▸ EXERCISE INSTRUCTIONS
Collect every line of the records below that contains the word "this".

[start of EXERCISE DATA]

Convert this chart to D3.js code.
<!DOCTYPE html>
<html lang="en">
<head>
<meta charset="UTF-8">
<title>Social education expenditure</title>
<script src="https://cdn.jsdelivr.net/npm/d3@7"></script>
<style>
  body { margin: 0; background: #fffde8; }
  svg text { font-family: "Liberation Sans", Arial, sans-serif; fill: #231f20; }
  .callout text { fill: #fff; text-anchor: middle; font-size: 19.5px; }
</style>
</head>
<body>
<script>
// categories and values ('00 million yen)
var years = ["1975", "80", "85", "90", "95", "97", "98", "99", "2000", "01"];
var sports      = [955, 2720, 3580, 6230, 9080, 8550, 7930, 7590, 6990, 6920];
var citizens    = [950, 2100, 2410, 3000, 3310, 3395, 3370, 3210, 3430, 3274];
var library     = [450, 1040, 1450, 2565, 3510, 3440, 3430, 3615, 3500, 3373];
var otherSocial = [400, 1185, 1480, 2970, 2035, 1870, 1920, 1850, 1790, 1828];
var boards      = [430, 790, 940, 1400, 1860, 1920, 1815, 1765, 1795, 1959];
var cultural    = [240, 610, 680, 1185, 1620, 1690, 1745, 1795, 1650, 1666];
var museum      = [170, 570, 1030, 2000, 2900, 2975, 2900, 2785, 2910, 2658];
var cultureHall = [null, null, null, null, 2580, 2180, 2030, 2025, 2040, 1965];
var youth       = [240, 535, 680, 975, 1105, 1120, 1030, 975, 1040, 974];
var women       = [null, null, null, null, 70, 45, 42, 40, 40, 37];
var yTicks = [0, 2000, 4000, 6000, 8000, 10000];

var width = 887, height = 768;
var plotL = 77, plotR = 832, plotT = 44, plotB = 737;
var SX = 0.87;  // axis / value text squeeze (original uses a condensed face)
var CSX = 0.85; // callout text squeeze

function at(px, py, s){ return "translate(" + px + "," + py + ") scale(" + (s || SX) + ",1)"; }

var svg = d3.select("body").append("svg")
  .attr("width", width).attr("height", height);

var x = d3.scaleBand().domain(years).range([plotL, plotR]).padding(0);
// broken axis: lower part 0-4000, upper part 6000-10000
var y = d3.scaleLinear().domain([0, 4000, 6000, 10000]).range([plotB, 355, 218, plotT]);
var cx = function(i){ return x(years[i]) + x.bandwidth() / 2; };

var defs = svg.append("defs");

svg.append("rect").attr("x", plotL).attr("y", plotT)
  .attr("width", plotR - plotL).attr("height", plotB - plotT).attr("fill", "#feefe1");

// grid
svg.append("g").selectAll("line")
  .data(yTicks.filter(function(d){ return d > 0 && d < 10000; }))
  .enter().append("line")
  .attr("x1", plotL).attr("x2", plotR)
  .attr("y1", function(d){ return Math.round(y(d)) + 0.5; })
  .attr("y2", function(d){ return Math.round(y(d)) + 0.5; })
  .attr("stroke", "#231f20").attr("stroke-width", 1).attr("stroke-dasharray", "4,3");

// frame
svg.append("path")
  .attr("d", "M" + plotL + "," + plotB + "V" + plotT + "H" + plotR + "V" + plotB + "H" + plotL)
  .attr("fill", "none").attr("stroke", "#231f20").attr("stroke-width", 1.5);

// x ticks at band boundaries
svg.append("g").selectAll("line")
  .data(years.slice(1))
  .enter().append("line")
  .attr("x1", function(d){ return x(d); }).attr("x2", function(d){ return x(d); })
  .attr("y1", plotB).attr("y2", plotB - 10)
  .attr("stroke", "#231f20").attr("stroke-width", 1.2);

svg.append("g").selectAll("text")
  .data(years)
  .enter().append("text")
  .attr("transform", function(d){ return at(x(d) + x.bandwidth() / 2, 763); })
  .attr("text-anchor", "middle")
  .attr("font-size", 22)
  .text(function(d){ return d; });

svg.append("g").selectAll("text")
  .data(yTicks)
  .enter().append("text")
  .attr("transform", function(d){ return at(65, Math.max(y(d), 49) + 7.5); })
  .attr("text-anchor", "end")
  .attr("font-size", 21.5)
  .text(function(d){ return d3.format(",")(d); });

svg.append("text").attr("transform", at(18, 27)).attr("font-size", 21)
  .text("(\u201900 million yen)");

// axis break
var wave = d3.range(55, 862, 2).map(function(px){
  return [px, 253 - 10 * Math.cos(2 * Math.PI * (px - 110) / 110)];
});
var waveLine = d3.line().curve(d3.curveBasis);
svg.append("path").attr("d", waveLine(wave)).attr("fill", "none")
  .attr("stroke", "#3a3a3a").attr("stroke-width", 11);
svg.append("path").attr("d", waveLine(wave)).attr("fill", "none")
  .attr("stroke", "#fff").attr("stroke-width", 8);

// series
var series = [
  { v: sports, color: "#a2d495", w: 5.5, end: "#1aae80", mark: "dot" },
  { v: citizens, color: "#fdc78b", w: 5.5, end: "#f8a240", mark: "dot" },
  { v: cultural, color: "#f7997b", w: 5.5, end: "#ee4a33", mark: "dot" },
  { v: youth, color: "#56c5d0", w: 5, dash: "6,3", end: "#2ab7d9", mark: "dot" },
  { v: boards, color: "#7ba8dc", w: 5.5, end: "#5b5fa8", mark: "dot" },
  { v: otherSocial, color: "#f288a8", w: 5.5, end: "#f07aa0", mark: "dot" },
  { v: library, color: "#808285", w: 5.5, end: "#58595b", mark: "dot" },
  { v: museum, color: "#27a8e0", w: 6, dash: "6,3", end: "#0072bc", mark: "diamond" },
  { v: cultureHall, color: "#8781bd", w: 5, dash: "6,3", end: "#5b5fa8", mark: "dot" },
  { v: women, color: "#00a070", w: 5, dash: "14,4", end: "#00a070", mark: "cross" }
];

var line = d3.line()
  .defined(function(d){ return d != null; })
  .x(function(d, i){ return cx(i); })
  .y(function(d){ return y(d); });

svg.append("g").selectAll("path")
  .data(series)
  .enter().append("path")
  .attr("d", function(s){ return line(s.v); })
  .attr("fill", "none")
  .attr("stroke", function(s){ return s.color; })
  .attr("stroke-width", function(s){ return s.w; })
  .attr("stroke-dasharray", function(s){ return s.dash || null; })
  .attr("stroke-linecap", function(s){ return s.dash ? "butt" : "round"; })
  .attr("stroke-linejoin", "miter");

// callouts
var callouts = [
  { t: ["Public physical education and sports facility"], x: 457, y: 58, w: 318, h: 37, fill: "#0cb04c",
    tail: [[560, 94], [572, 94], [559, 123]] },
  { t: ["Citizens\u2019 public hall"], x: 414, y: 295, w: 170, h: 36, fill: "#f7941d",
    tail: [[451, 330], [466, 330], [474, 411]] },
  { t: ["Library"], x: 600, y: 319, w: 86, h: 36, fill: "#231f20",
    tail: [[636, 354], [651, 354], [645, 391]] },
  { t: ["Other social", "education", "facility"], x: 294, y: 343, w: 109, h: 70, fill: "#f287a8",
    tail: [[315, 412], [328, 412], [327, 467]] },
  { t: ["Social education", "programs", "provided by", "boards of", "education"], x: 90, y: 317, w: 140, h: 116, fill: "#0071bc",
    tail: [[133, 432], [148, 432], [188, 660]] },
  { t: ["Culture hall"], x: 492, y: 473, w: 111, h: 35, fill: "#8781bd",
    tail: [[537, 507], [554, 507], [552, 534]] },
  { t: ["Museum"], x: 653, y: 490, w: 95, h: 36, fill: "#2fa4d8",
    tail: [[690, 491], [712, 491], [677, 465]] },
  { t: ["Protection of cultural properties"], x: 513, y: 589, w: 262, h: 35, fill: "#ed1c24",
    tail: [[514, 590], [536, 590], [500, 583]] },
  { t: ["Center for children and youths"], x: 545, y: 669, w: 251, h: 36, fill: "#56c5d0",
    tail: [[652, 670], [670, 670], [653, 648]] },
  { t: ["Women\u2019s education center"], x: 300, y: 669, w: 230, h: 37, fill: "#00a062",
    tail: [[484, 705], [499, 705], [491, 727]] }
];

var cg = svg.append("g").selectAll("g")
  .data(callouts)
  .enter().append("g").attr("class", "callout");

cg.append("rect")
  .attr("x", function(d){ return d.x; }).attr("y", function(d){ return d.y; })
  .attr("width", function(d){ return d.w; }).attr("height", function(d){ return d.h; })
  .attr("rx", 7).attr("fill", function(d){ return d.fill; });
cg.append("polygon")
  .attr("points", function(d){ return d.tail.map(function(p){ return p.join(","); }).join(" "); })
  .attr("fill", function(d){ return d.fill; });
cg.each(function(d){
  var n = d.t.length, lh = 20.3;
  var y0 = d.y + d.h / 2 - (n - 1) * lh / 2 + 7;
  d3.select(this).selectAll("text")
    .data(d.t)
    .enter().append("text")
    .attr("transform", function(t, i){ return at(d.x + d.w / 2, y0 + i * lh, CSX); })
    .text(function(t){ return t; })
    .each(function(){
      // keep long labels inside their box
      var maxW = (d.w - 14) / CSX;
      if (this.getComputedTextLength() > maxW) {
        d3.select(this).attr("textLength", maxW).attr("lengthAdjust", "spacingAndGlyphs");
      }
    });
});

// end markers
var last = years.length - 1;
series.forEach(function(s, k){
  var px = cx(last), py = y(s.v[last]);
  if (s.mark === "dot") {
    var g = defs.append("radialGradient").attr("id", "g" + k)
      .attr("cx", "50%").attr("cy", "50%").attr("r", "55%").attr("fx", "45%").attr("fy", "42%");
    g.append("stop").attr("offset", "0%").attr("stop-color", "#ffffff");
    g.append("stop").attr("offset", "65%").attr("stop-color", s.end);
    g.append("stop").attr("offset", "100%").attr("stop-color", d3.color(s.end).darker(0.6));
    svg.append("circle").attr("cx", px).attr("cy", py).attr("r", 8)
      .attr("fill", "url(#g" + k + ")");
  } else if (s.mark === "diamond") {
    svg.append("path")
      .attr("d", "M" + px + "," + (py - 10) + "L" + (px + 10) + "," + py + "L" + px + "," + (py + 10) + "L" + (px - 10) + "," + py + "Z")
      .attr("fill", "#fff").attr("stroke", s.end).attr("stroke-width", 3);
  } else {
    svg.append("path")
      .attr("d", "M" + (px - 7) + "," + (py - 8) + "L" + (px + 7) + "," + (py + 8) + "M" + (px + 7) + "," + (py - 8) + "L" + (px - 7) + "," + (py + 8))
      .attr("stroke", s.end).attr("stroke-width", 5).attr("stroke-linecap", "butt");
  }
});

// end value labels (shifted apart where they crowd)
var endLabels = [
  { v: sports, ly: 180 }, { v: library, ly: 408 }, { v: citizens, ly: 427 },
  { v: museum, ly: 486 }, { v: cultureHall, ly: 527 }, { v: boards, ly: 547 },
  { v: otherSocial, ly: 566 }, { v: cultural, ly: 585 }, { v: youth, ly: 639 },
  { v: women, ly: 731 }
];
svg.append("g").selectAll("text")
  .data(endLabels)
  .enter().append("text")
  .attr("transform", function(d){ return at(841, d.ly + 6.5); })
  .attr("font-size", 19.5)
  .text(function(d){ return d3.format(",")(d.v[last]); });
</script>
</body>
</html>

[end of EXERCISE DATA]
[start of EXERCISE DATA]

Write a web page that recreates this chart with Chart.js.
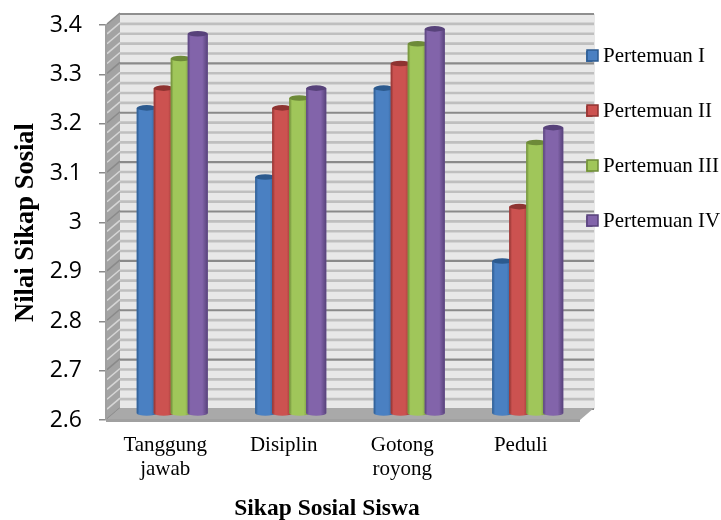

[end of EXERCISE DATA]

▸ FINAL RESULT
Convert this chart to D3.js code.
  d3.select(this).selectAll("text")
      if (this.getComputedTextLength() > maxW) {
        d3.select(this).attr("textLength", maxW).attr("lengthAdjust", "spacingAndGlyphs");
Write a web page that recreates this chart with Chart.js.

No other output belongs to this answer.